Israeli Prime Minister Benjamin Netanyahu and Russian President Vladimir Putin spoke by telephone on Monday.

According to Netanyahu’s office, the two leaders talked about “regional issues.”

A Kremlin statement, reported by the Tass news agency, said they “discussed pressing bilateral issues, including military contacts, and the situation in the Middle East region.”

Netanyahu met with Putin in Moscow at the end of February.

Several days after that sit-down, the Israeli prime minister recounted for members of his cabinet, “The focus of our discussions was the Iranian issue. I made it unequivocally clear that Israel will not allow the military entrenchment of Iran in Syria, and I also made it unequivocally clear that we would continue to take military action against it.”

“We agreed on the continuation of the security coordination mechanism between the Russian military and the IDF,” Netanyahu continued. “President Putin and I also agreed on a common goal — the withdrawal of foreign forces that arrived in Syria after the outbreak of the civil war. We agreed to establish a joint team to advance this goal, together with other elements.”

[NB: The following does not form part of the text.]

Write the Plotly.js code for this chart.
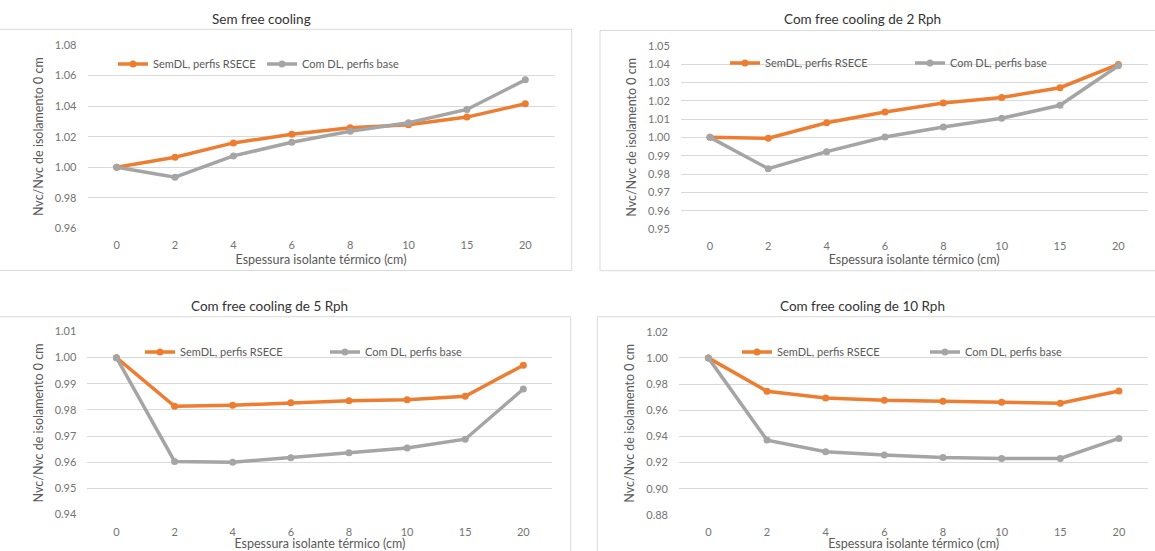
<!DOCTYPE html>
<html>
<head>
<meta charset="utf-8">
<script src="https://cdn.plot.ly/plotly-3.0.1.min.js"></script>
<style>
html,body{margin:0;padding:0;background:#fff;}
#chart{width:1155px;height:551px;}
</style>
</head>
<body>
<div id="chart"></div>
<script>
// ---- data ----
const thickness = ['0', '2', '4', '6', '8', '10', '15', '20'];
const seriesNames = ['SemDL, perfis RSECE', 'Com DL, perfis base'];
const panelTitles = ['Sem free cooling', 'Com free cooling de 2 Rph', 'Com free cooling de 5 Rph', 'Com free cooling de 10 Rph'];
const xTitle = 'Espessura isolante térmico (cm)';
const yTitle = 'Nvc/Nvc de isolamento 0 cm';

const semFree_sem = [1.000, 1.0065, 1.0159, 1.0215, 1.0259, 1.0278, 1.0328, 1.0415];
const semFree_com = [1.000, 0.9935, 1.0074, 1.0163, 1.0235, 1.0291, 1.0378, 1.0572];
const fc2_sem = [1.000, 0.9995, 1.0080, 1.0138, 1.0187, 1.0218, 1.0271, 1.0398];
const fc2_com = [1.000, 0.9829, 0.9922, 1.0002, 1.0056, 1.0104, 1.0175, 1.0391];
const fc5_sem = [1.000, 0.9814, 0.9818, 0.9827, 0.9835, 0.9839, 0.9852, 0.9971];
const fc5_com = [1.000, 0.9603, 0.9600, 0.9617, 0.9636, 0.9654, 0.9688, 0.9880];
const fc10_sem = [1.000, 0.9745, 0.9694, 0.9676, 0.9668, 0.9661, 0.9653, 0.9747];
const fc10_com = [1.000, 0.9372, 0.9283, 0.9258, 0.9240, 0.9232, 0.9232, 0.9385];

const yRanges = [[0.96, 1.08], [0.95, 1.05], [0.94, 1.01], [0.88, 1.02]];
const yDticks = [0.02, 0.01, 0.01, 0.02];

// ---- styling / layout ----
const W = 1155, H = 551;
const px = v => v / W;
const py = v => 1 - v / H;
const ORANGE = '#ED7D31', GRAY = '#A5A5A5';
const FONT = 'Lato, "Open Sans", sans-serif';

const panelData = [[semFree_sem, semFree_com], [fc2_sem, fc2_com], [fc5_sem, fc5_com], [fc10_sem, fc10_com]];
// plot area boxes in pixels: [left, right, top, bottom]
const boxes = [[87.5, 554.5, 45, 228.3], [680.8, 1147.5, 45.7, 229], [87.4, 552.4, 331.5, 514.5], [679, 1148.3, 331.7, 515]];
const titlePos = [[261, 19], [862, 19], [269, 305.5], [862, 305.5]];
const legendPos = [[113, 64], [725, 63], [140, 352], [737, 352]];
const legendEntry = [104, 140, 140, 143];
const frames = [[-3, 571.7, 29.3, 270.5], [600, 1160, 30.5, 270.7], [-3, 570.7, 316.7, 560], [597.3, 1160, 316.7, 560]];

const traces = [];
const layout = {
  width: W, height: H,
  margin: {l: 0, r: 0, t: 0, b: 0},
  paper_bgcolor: '#fff', plot_bgcolor: 'rgba(0,0,0,0)',
  font: {family: FONT, color: '#595959', size: 11},
  showlegend: true,
  annotations: [], shapes: []
};

panelData.forEach((pair, i) => {
  const n = i + 1;
  const xa = 'x' + (n === 1 ? '' : n), ya = 'y' + (n === 1 ? '' : n);
  const legendKey = 'legend' + (n === 1 ? '' : n);
  [ORANGE, GRAY].forEach((col, k) => {
    traces.push({
      type: 'scatter', mode: 'lines+markers',
      x: thickness, y: pair[k], name: seriesNames[k],
      xaxis: xa, yaxis: ya, legend: legendKey,
      line: {color: col, width: 3.5},
      marker: {color: col, size: 7, symbol: 'circle'},
      hoverinfo: 'x+y'
    });
  });
  const b = boxes[i];
  layout['xaxis' + (n === 1 ? '' : n)] = {
    type: 'category', domain: [px(b[0]), px(b[1])], anchor: ya,
    range: [-0.5, thickness.length - 0.5],
    showgrid: false, zeroline: false, showline: false, ticks: '',
    ticklabelstandoff: 9,
    tickfont: {family: FONT, size: 11, color: '#737373'},
    title: {text: xTitle, font: {family: FONT, size: 12.5, color: '#595959'}, standoff: 4}
  };
  layout['yaxis' + (n === 1 ? '' : n)] = {
    domain: [py(b[3]), py(b[2])], anchor: xa,
    range: yRanges[i], dtick: yDticks[i], tick0: yRanges[i][0], tickformat: '.2f',
    showgrid: true, gridcolor: '#D9D9D9', gridwidth: 1,
    zeroline: false, showline: false, ticks: '',
    ticklabelstandoff: 10,
    tickfont: {family: FONT, size: 11, color: '#737373'},
    title: {text: yTitle, font: {family: FONT, size: 12.5, color: '#595959'}, standoff: 8}
  };
  layout[legendKey] = {
    orientation: 'h', x: px(legendPos[i][0]), y: py(legendPos[i][1]),
    xanchor: 'left', yanchor: 'middle',
    bgcolor: 'rgba(0,0,0,0)', itemwidth: 30, entrywidth: legendEntry[i],
    font: {family: FONT, size: 11, color: '#595959'},
    traceorder: 'normal'
  };
  layout.annotations.push({
    text: panelTitles[i], xref: 'paper', yref: 'paper',
    x: px(titlePos[i][0]), y: py(titlePos[i][1]), xanchor: 'center', yanchor: 'middle',
    showarrow: false, font: {family: FONT, size: 13.5, color: '#333333', weight: 400}
  });
  const f = frames[i];
  layout.shapes.push({
    type: 'rect', xref: 'paper', yref: 'paper',
    x0: px(f[0]), x1: px(f[1]), y0: py(f[3]), y1: py(f[2]),
    line: {color: '#D9D9D9', width: 1}, fillcolor: 'rgba(0,0,0,0)', layer: 'below'
  });
});

Plotly.newPlot('chart', traces, layout, {displayModeBar: false, staticPlot: true});
</script>
</body>
</html>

Relations between Jerusalem and Moscow were clouded last year by a mid-September incident in which a Russian military plane was accidentally downed by a Syrian anti-aircraft missile over the Mediterranean Sea, near Latakia. Russia charged that Israel had indirectly caused the mishap by not providing enough advance warning of an IAF operation that was taking place in the area at the time.

Israel and Russia have sought to avoid such occurrences since Moscow’s military intervention in Syria on behalf of the Assad regime in the ongoing civil war in the country began in 2015.

Over the past few years, the Israeli military has acted numerous times in Syria to thwart Iran’s ambitions there — including the transfer of advanced weaponry to Hezbollah, the Tehran regime’s Lebanon-based Shi’a proxy.